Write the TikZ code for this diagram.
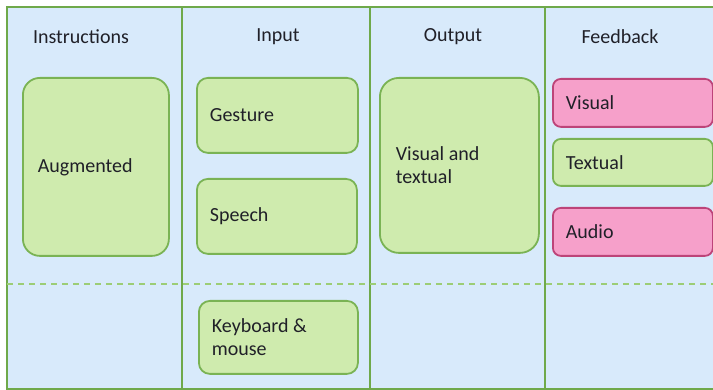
\documentclass[tikz,border=0pt]{standalone}
\usepackage{fontspec}
\setmainfont{Carlito}
\usepackage{xcolor}
\usepackage{tikz}
\usetikzlibrary{positioning}
\definecolor{bgc}{HTML}{D8EAFB}
\definecolor{colc}{HTML}{6FA94A}
\definecolor{gfill}{HTML}{CFEBAE}
\definecolor{gline}{HTML}{7AB354}
\definecolor{pfill}{HTML}{F6A0CA}
\definecolor{pline}{HTML}{BD4479}
\definecolor{dashc}{HTML}{9CCD76}
\definecolor{txtc}{HTML}{202028}
\tikzset{
  col/.style={draw=colc,line width=1.8pt,fill=bgc},
  sepline/.style={dashc,line width=1.8pt,dash pattern=on 6pt off 5pt},
  head/.style={font=\fontsize{20}{23}\selectfont,text=txtc},
  gbox/.style={draw=gline,line width=1.8pt,fill=gfill,rounded corners=11pt,anchor=north west,
    align=flush left,inner xsep=13pt,inner ysep=0pt,font=\fontsize{20}{23}\selectfont,text=txtc},
  pbox/.style={gbox,draw=pline,fill=pfill,rounded corners=8pt}
}
\begin{document}
\begin{tikzpicture}[x=1pt,y=-1pt]
\useasboundingbox (0,0) rectangle (713,390);
\clip (0,0) rectangle (713,390);
\fill[white] (0,0) rectangle (713,390);
% columns
\draw[col] (7,7) rectangle (182,389);
\draw[col] (182,7) rectangle (370,389);
\draw[col] (370,7) rectangle (545,389);
\draw[col] (545,7) rectangle (720,389);
\coordinate (sepl) at (7,284);
\coordinate (sepr) at (713,284);
\draw[sepline] (sepl) -- (sepr);
% headings
\node[head] (hinstr) at (81,37) {Instructions};
\node[head] (hinput) at (278,37) {Input};
\node[head] (houtput) at (453,37) {Output};
\node[head] (hfeed) at (620,37) {Feedback};
% boxes
\node[gbox,rounded corners=17pt,text width=116pt,minimum height=178pt,inner xsep=15pt] (augm) at (22,77) {Augmented};
\node[gbox,text width=135pt,minimum height=75pt] (gest) at (196,77) {Gesture};
\node[gbox,text width=134pt,minimum height=75pt] (speech) at (196,178) {Speech};
\node[gbox,text width=133pt,minimum height=73pt] (keyb) at (198,300) {Keyboard \&\\mouse};
\node[gbox,rounded corners=19pt,text width=127pt,minimum height=175pt,inner xsep=16pt] (vistext) at (379,77) {Visual and\\textual};
\node[pbox,text width=134pt,minimum height=48pt] (fbvis) at (552,78) {Visual};
\node[gbox,rounded corners=8pt,text width=134pt,minimum height=47pt] (fbtext) at (552,138) {Textual};
\node[pbox,text width=134pt,minimum height=48pt] (fbaudio) at (552,207) {Audio};
\end{tikzpicture}
\end{document}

* * *

What the exercise asks: In your copy of the listing above, reproduce each line exactly and omit all pictures.

Result:
Write the TikZ code for this diagram.
\documentclass[tikz,border=0pt]{standalone}
\usepackage{fontspec}
\setmainfont{Carlito}
\usepackage{xcolor}
\usepackage{tikz}
\usetikzlibrary{positioning}
\definecolor{bgc}{HTML}{D8EAFB}
\definecolor{colc}{HTML}{6FA94A}
\definecolor{gfill}{HTML}{CFEBAE}
\definecolor{gline}{HTML}{7AB354}
\definecolor{pfill}{HTML}{F6A0CA}
\definecolor{pline}{HTML}{BD4479}
\definecolor{dashc}{HTML}{9CCD76}
\definecolor{txtc}{HTML}{202028}
\tikzset{
  col/.style={draw=colc,line width=1.8pt,fill=bgc},
  sepline/.style={dashc,line width=1.8pt,dash pattern=on 6pt off 5pt},
  head/.style={font=\fontsize{20}{23}\selectfont,text=txtc},
  gbox/.style={draw=gline,line width=1.8pt,fill=gfill,rounded corners=11pt,anchor=north west,
    align=flush left,inner xsep=13pt,inner ysep=0pt,font=\fontsize{20}{23}\selectfont,text=txtc},
  pbox/.style={gbox,draw=pline,fill=pfill,rounded corners=8pt}
}
\begin{document}
\begin{tikzpicture}[x=1pt,y=-1pt]
\useasboundingbox (0,0) rectangle (713,390);
\clip (0,0) rectangle (713,390);
\fill[white] (0,0) rectangle (713,390);
% columns
\draw[col] (7,7) rectangle (182,389);
\draw[col] (182,7) rectangle (370,389);
\draw[col] (370,7) rectangle (545,389);
\draw[col] (545,7) rectangle (720,389);
\coordinate (sepl) at (7,284);
\coordinate (sepr) at (713,284);
\draw[sepline] (sepl) -- (sepr);
% headings
\node[head] (hinstr) at (81,37) {Instructions};
\node[head] (hinput) at (278,37) {Input};
\node[head] (houtput) at (453,37) {Output};
\node[head] (hfeed) at (620,37) {Feedback};
% boxes
\node[gbox,rounded corners=17pt,text width=116pt,minimum height=178pt,inner xsep=15pt] (augm) at (22,77) {Augmented};
\node[gbox,text width=135pt,minimum height=75pt] (gest) at (196,77) {Gesture};
\node[gbox,text width=134pt,minimum height=75pt] (speech) at (196,178) {Speech};
\node[gbox,text width=133pt,minimum height=73pt] (keyb) at (198,300) {Keyboard \&\\mouse};
\node[gbox,rounded corners=19pt,text width=127pt,minimum height=175pt,inner xsep=16pt] (vistext) at (379,77) {Visual and\\textual};
\node[pbox,text width=134pt,minimum height=48pt] (fbvis) at (552,78) {Visual};
\node[gbox,rounded corners=8pt,text width=134pt,minimum height=47pt] (fbtext) at (552,138) {Textual};
\node[pbox,text width=134pt,minimum height=48pt] (fbaudio) at (552,207) {Audio};
\end{tikzpicture}
\end{document}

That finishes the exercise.